Instigated by farmers 23 years ago, it’s aim was to bring South Island relevant research and innovative farming practices and business management ideas to the South Island regions.

Last year’s theme was Evolve and that’s been carried over to this year’s event.

“Gone are the days of sitting behind your farm gate and doing what you’ve always done even if that’s been a successful formula.

“So much is changing – some of it within your control and some of it outside your control.

“We’re all having to evolve or we risk getting left behind – and for some things that evolution has to happen at a pretty rapid pace.

“The programme this year has a really good mix of hearing from the scientists on the latest research and understanding of the rules so we know how to put that research into practice.

“We’ve got farmers who are putting some of the practices in place and we can hear from them too.

“A lot of it is aimed at the decision makers onfarm whether that’s the owner, sharemilker, manager or 2IC but there’s plenty for others in the team to learn too.

“We’re also running BrightSIDE again this year with workshops aimed specifically at new entrants and younger staff.
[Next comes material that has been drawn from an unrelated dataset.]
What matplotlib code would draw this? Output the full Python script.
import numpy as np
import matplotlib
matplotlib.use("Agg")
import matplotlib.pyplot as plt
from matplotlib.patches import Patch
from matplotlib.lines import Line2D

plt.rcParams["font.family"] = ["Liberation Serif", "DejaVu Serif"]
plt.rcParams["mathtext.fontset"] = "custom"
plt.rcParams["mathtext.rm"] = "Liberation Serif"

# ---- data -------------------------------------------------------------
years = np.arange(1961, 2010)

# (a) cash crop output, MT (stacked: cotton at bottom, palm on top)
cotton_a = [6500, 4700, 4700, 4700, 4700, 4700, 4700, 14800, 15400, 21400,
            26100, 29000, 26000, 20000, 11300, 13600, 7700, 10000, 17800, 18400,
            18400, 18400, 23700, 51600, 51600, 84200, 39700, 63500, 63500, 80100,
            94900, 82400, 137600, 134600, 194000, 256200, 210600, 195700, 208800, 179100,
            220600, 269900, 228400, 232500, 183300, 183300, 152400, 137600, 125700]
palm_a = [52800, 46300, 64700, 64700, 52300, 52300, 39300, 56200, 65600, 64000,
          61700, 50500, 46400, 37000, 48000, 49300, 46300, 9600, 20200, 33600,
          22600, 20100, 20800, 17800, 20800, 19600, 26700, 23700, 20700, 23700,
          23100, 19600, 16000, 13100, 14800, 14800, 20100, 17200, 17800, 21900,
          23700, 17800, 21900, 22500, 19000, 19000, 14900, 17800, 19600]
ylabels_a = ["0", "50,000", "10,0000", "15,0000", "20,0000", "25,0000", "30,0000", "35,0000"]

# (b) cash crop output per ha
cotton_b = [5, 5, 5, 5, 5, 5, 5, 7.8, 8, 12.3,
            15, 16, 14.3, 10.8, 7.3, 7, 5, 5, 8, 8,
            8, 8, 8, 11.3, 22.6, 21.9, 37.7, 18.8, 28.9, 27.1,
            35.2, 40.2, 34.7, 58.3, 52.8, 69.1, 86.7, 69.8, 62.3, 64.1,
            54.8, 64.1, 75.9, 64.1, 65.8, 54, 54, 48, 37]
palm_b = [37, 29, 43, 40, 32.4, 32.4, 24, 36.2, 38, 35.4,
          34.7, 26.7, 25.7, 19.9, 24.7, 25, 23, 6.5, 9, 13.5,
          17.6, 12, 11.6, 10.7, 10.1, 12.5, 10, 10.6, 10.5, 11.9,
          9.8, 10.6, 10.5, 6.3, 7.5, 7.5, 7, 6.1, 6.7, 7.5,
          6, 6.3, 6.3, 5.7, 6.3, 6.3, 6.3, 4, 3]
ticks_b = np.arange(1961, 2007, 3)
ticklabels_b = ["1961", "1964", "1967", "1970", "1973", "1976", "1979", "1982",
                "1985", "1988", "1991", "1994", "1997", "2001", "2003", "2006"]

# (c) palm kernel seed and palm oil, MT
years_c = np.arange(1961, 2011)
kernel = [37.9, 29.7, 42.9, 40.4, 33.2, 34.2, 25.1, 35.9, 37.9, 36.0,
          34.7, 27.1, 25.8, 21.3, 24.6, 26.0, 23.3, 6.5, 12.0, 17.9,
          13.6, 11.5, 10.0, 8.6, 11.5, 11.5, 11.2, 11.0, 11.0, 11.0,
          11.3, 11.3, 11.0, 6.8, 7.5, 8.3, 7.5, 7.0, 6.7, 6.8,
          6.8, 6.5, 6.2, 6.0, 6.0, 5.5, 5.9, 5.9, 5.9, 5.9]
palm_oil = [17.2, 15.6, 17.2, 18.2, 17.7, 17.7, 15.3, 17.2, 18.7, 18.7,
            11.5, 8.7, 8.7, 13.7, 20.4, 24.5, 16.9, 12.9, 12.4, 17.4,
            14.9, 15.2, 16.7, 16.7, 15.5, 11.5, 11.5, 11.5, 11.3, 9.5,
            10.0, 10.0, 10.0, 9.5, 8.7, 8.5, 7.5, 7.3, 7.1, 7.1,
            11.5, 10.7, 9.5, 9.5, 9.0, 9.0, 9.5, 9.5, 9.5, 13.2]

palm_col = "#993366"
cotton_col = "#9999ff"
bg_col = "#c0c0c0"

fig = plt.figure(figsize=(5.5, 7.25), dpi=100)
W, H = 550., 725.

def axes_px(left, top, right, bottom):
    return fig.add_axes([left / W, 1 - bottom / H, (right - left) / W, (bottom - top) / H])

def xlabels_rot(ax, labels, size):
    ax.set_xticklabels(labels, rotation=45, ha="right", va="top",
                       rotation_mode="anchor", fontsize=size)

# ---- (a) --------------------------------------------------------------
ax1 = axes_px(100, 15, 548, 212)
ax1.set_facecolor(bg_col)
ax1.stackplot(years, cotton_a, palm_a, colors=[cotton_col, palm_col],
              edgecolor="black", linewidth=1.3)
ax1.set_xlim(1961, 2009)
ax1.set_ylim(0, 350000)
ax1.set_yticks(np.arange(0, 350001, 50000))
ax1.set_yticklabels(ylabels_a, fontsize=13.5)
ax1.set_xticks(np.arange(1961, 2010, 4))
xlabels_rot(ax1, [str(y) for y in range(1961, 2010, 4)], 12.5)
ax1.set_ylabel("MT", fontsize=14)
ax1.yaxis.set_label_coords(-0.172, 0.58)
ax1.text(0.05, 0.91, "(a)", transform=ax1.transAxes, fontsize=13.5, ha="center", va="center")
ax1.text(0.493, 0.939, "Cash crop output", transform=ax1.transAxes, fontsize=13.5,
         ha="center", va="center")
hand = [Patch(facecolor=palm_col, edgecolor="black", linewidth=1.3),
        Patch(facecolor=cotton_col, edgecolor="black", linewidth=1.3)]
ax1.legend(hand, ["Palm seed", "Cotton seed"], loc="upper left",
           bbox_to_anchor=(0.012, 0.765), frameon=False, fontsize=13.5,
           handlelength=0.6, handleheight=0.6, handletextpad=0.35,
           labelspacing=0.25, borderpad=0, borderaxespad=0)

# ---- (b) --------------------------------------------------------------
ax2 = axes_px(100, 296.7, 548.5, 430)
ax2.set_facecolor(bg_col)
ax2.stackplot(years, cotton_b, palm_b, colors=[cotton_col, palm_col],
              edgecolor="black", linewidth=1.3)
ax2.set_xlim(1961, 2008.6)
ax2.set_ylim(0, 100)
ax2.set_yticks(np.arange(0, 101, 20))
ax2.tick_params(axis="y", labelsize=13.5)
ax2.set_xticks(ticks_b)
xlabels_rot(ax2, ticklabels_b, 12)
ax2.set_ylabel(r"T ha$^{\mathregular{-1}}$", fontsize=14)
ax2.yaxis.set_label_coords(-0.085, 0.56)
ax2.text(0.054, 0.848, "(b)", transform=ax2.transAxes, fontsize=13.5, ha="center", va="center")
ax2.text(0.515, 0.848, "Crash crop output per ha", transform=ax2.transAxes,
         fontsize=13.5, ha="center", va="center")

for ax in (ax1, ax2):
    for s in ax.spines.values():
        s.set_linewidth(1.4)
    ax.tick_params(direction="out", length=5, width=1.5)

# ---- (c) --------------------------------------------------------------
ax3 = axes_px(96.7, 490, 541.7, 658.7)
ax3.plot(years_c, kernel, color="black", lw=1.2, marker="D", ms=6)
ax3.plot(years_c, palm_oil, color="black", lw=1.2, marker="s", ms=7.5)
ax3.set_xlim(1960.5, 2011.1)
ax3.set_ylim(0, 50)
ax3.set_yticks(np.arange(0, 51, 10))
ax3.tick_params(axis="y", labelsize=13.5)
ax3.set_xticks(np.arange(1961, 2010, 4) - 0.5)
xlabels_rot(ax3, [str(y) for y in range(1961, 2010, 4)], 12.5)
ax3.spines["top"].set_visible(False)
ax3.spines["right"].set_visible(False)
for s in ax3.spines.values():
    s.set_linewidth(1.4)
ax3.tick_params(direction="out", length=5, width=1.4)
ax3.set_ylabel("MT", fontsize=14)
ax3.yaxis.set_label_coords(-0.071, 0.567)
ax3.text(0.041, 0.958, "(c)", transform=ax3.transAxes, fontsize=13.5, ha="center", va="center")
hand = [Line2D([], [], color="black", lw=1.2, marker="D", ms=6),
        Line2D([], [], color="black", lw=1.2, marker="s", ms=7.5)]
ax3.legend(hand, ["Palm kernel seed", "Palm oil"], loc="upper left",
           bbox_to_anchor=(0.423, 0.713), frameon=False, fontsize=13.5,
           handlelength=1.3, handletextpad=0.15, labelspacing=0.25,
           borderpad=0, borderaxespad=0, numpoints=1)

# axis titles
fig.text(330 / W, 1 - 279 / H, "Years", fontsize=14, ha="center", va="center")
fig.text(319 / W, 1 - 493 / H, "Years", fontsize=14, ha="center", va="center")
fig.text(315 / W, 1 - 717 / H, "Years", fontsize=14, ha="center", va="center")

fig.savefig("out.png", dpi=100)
“Farming within the 190kg nitrogen cap, running different milking regimes, preparing for a successful winter and getting calves off to a great start are all relevant to most people in the team.
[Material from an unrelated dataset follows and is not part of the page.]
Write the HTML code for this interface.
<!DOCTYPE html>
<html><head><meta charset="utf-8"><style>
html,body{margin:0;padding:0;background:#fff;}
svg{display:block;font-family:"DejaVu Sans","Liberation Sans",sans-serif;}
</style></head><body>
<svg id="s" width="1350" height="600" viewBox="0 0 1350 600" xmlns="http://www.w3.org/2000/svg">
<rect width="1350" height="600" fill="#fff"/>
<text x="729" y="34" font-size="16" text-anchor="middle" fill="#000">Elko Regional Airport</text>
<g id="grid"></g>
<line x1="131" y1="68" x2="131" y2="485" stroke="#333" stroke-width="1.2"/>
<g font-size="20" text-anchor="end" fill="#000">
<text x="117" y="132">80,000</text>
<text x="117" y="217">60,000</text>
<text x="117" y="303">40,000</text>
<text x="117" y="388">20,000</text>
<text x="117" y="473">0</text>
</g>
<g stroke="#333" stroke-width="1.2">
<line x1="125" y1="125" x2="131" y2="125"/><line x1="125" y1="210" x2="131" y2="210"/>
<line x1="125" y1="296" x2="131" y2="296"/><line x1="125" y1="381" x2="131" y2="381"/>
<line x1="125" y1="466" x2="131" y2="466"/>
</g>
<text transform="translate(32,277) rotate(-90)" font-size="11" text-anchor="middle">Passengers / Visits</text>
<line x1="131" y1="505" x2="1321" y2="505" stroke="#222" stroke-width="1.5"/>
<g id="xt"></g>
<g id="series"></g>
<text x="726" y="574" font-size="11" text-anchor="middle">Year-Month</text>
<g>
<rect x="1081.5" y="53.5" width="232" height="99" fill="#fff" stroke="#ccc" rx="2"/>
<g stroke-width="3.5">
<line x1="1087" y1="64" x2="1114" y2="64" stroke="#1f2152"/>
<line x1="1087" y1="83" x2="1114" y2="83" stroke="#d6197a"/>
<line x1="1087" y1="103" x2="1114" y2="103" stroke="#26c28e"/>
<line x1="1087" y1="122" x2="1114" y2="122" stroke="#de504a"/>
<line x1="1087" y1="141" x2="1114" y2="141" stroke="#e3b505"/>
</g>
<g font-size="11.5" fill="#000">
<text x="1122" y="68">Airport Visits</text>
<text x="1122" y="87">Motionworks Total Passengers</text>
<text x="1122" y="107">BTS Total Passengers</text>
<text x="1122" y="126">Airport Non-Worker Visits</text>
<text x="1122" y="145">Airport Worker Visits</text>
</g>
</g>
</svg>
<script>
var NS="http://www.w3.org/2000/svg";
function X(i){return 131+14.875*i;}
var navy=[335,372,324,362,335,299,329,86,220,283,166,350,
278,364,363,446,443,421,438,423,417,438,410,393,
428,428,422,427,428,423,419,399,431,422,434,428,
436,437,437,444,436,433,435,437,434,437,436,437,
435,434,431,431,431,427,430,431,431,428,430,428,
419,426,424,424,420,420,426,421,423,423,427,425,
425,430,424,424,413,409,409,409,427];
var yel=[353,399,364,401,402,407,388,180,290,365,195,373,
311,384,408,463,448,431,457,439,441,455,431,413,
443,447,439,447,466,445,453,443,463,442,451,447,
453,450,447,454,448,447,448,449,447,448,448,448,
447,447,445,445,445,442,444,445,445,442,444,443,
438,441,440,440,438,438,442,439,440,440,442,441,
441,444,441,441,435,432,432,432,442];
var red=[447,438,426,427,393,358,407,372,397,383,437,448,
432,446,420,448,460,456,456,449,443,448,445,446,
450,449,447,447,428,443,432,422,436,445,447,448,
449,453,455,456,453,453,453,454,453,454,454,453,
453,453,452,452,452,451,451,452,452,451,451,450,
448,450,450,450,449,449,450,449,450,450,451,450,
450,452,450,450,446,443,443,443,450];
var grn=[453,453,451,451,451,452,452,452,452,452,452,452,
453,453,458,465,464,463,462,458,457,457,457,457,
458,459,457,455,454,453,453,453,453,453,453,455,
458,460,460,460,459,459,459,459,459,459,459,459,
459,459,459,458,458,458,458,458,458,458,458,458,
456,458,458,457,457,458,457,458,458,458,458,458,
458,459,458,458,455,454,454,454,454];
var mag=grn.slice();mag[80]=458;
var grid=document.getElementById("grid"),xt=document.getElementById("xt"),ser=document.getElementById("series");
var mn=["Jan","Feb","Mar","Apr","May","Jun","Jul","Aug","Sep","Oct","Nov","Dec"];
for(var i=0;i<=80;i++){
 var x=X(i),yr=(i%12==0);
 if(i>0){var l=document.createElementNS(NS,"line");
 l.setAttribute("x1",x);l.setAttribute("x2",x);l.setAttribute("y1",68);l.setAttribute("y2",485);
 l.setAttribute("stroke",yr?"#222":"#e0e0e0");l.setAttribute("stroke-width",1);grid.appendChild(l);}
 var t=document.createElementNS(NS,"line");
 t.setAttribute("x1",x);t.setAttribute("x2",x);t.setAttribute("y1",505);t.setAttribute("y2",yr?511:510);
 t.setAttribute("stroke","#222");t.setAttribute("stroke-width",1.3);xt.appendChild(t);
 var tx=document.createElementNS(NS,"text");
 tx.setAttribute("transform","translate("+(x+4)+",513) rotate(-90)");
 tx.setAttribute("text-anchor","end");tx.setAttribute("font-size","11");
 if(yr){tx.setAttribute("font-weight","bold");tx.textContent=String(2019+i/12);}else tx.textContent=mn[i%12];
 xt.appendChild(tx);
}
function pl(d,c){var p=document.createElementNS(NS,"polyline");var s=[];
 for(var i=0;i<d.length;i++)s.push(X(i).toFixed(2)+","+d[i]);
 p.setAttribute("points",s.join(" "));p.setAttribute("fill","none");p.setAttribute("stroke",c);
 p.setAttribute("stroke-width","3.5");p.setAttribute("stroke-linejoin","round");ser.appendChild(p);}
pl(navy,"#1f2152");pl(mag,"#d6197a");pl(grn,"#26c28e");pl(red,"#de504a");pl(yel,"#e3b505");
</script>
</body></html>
“Even if you’re not the ultimate decision maker, understanding more about why a system works or getting tips on making them run better is something farm staff can take back and share with others – maybe even sow a bit of a seed in the boss’s mind.

“We’ve also got workshops on managing people and creating great teams, looking at milk price futures and fixed milk price and other financial management focused workshops.”

Farmers will also hear directly from high performing farmers managing within environmental regulations and another workshop will give farmers a chance to ask questions of experts so they can fully understand what the regulations actually are.

Evolving also refers to how farm business structures and stages evolve. For example, the Get In, Get Out workshop will take a look at that.

Andrew adds that the keynote speakers are a “must listen.” This year, the keynote speaker is Dr Ceri Evans, someone who is often cited by other motivational speakers. He’s a psychiatrist and specialises in helping people perform to a high level under pressure.

Sports teams such as the All Blacks have used his methods.

“The Ashburton Events Centre is going to be a great venue and we’re expecting a big turnout and I know people are going to feel recharged and invigorated.”